## Objective
Restate the listing that follows word for word, without its pictures.

^^^^

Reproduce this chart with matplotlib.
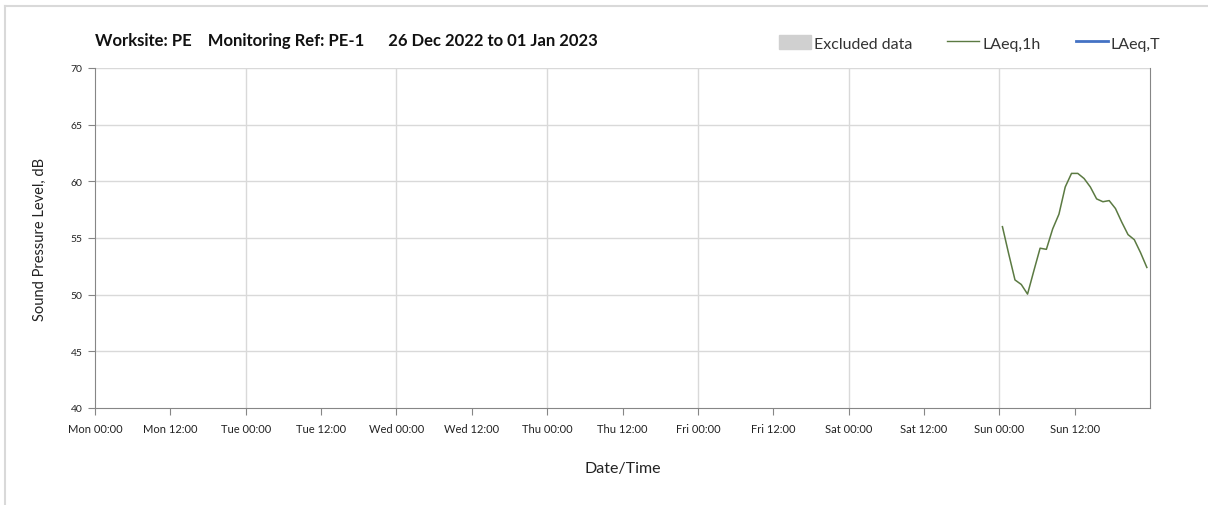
import datetime as dt
import matplotlib.pyplot as plt
from matplotlib.lines import Line2D
from matplotlib.patches import Patch

plt.rcParams['font.family'] = ['Lato', 'DejaVu Sans']

# hourly LAeq values, Sun 01 Jan 2023
start = dt.datetime(2022, 12, 26)
hours = [144.5, 145.5, 146.5, 147.5, 148.5, 149.5, 150.5, 151.5, 152.5, 153.5, 154.5, 155.5,
         156.5, 157.5, 158.5, 159.5, 160.5, 161.5, 162.5, 163.5, 164.5, 165.5, 166.5, 167.5]
laeq_1h = [56.0, 53.6, 51.3, 50.9, 50.05, 52.1, 54.1, 54.0, 55.8, 57.1, 59.5, 60.7,
           60.7, 60.25, 59.5, 58.45, 58.2, 58.3, 57.6, 56.4, 55.3, 54.85, 53.7, 52.4]
tick_labels = ['Mon 00:00', 'Mon 12:00', 'Tue 00:00', 'Tue 12:00', 'Wed 00:00', 'Wed 12:00',
               'Thu 00:00', 'Thu 12:00', 'Fri 00:00', 'Fri 12:00', 'Sat 00:00', 'Sat 12:00',
               'Sun 00:00', 'Sun 12:00']

times = [start + dt.timedelta(hours=h) for h in hours]
ticks = [start + dt.timedelta(hours=12 * i) for i in range(len(tick_labels))]
days = [start + dt.timedelta(days=i) for i in range(8)]

fig = plt.figure(figsize=(12.08, 5.06), dpi=100)
ax = fig.add_axes([95 / 1208, 1 - 409 / 506, 1055 / 1208, 340 / 506])

grid_c = '#d9d9d9'
for d in days[1:-1]:
    ax.axvline(d, color=grid_c, lw=1, zorder=0)
for v in range(45, 71, 5):
    ax.axhline(v, color=grid_c, lw=1, zorder=0)

ax.plot(times, laeq_1h, color='#5b7a42', lw=1.1)

ax.set_xlim(start, days[-1])
ax.set_ylim(40, 70)
ax.set_yticks(range(40, 71, 5))
ax.set_xticks(ticks)
ax.set_xticklabels(tick_labels)
ax.tick_params(axis='x', length=5, color='#868686', labelsize=8, pad=6, labelcolor='#222222')
ax.tick_params(axis='y', length=5, color='#868686', labelsize=7.5, pad=4, labelcolor='#222222')

for s in ['left', 'bottom', 'right']:
    ax.spines[s].set_color('#868686')
ax.spines['top'].set_visible(False)

ax.set_ylabel('Sound Pressure Level, dB', fontsize=10.5, color='#222222', labelpad=17)
ax.set_xlabel('Date/Time', fontsize=11.5, color='#222222', labelpad=19)

fig.text(95 / 1208, 1 - 41 / 506,
         'Worksite: PE    Monitoring Ref: PE-1      26 Dec 2022 to 01 Jan 2023',
         fontsize=12, fontweight='bold', va='center', color='#111111')

handles = [Patch(color='#d0d0d0'),
           Line2D([], [], color='#5b7a42', lw=1),
           Line2D([], [], color='#4472c4', lw=2)]
fig.legend(handles, ['Excluded data', 'LAeq,1h', 'LAeq,T'], ncol=3, frameon=False,
           loc='center right', bbox_to_anchor=(1175 / 1208, 1 - 44 / 506),
           fontsize=11.5, handlelength=2.0, handleheight=0.9, handletextpad=0.2,
           columnspacing=2.2, labelcolor='#333333')

# frame around the chart area
fig.add_artist(Line2D([5 / 1208, 1], [1 - 6.5 / 506, 1 - 6.5 / 506], color='#d9d9d9', lw=1.5))
fig.add_artist(Line2D([5 / 1208, 5 / 1208], [0, 1 - 6.5 / 506], color='#d9d9d9', lw=1.5))

fig.savefig('out.png', dpi=100)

^^^^

## Expected answer
Reproduce this chart with matplotlib.
import datetime as dt
import matplotlib.pyplot as plt
from matplotlib.lines import Line2D
from matplotlib.patches import Patch

plt.rcParams['font.family'] = ['Lato', 'DejaVu Sans']

# hourly LAeq values, Sun 01 Jan 2023
start = dt.datetime(2022, 12, 26)
hours = [144.5, 145.5, 146.5, 147.5, 148.5, 149.5, 150.5, 151.5, 152.5, 153.5, 154.5, 155.5,
         156.5, 157.5, 158.5, 159.5, 160.5, 161.5, 162.5, 163.5, 164.5, 165.5, 166.5, 167.5]
laeq_1h = [56.0, 53.6, 51.3, 50.9, 50.05, 52.1, 54.1, 54.0, 55.8, 57.1, 59.5, 60.7,
           60.7, 60.25, 59.5, 58.45, 58.2, 58.3, 57.6, 56.4, 55.3, 54.85, 53.7, 52.4]
tick_labels = ['Mon 00:00', 'Mon 12:00', 'Tue 00:00', 'Tue 12:00', 'Wed 00:00', 'Wed 12:00',
               'Thu 00:00', 'Thu 12:00', 'Fri 00:00', 'Fri 12:00', 'Sat 00:00', 'Sat 12:00',
               'Sun 00:00', 'Sun 12:00']

times = [start + dt.timedelta(hours=h) for h in hours]
ticks = [start + dt.timedelta(hours=12 * i) for i in range(len(tick_labels))]
days = [start + dt.timedelta(days=i) for i in range(8)]

fig = plt.figure(figsize=(12.08, 5.06), dpi=100)
ax = fig.add_axes([95 / 1208, 1 - 409 / 506, 1055 / 1208, 340 / 506])

grid_c = '#d9d9d9'
for d in days[1:-1]:
    ax.axvline(d, color=grid_c, lw=1, zorder=0)
for v in range(45, 71, 5):
    ax.axhline(v, color=grid_c, lw=1, zorder=0)

ax.plot(times, laeq_1h, color='#5b7a42', lw=1.1)

ax.set_xlim(start, days[-1])
ax.set_ylim(40, 70)
ax.set_yticks(range(40, 71, 5))
ax.set_xticks(ticks)
ax.set_xticklabels(tick_labels)
ax.tick_params(axis='x', length=5, color='#868686', labelsize=8, pad=6, labelcolor='#222222')
ax.tick_params(axis='y', length=5, color='#868686', labelsize=7.5, pad=4, labelcolor='#222222')

for s in ['left', 'bottom', 'right']:
    ax.spines[s].set_color('#868686')
ax.spines['top'].set_visible(False)

ax.set_ylabel('Sound Pressure Level, dB', fontsize=10.5, color='#222222', labelpad=17)
ax.set_xlabel('Date/Time', fontsize=11.5, color='#222222', labelpad=19)

fig.text(95 / 1208, 1 - 41 / 506,
         'Worksite: PE    Monitoring Ref: PE-1      26 Dec 2022 to 01 Jan 2023',
         fontsize=12, fontweight='bold', va='center', color='#111111')

handles = [Patch(color='#d0d0d0'),
           Line2D([], [], color='#5b7a42', lw=1),
           Line2D([], [], color='#4472c4', lw=2)]
fig.legend(handles, ['Excluded data', 'LAeq,1h', 'LAeq,T'], ncol=3, frameon=False,
           loc='center right', bbox_to_anchor=(1175 / 1208, 1 - 44 / 506),
           fontsize=11.5, handlelength=2.0, handleheight=0.9, handletextpad=0.2,
           columnspacing=2.2, labelcolor='#333333')

# frame around the chart area
fig.add_artist(Line2D([5 / 1208, 1], [1 - 6.5 / 506, 1 - 6.5 / 506], color='#d9d9d9', lw=1.5))
fig.add_artist(Line2D([5 / 1208, 5 / 1208], [0, 1 - 6.5 / 506], color='#d9d9d9', lw=1.5))

fig.savefig('out.png', dpi=100)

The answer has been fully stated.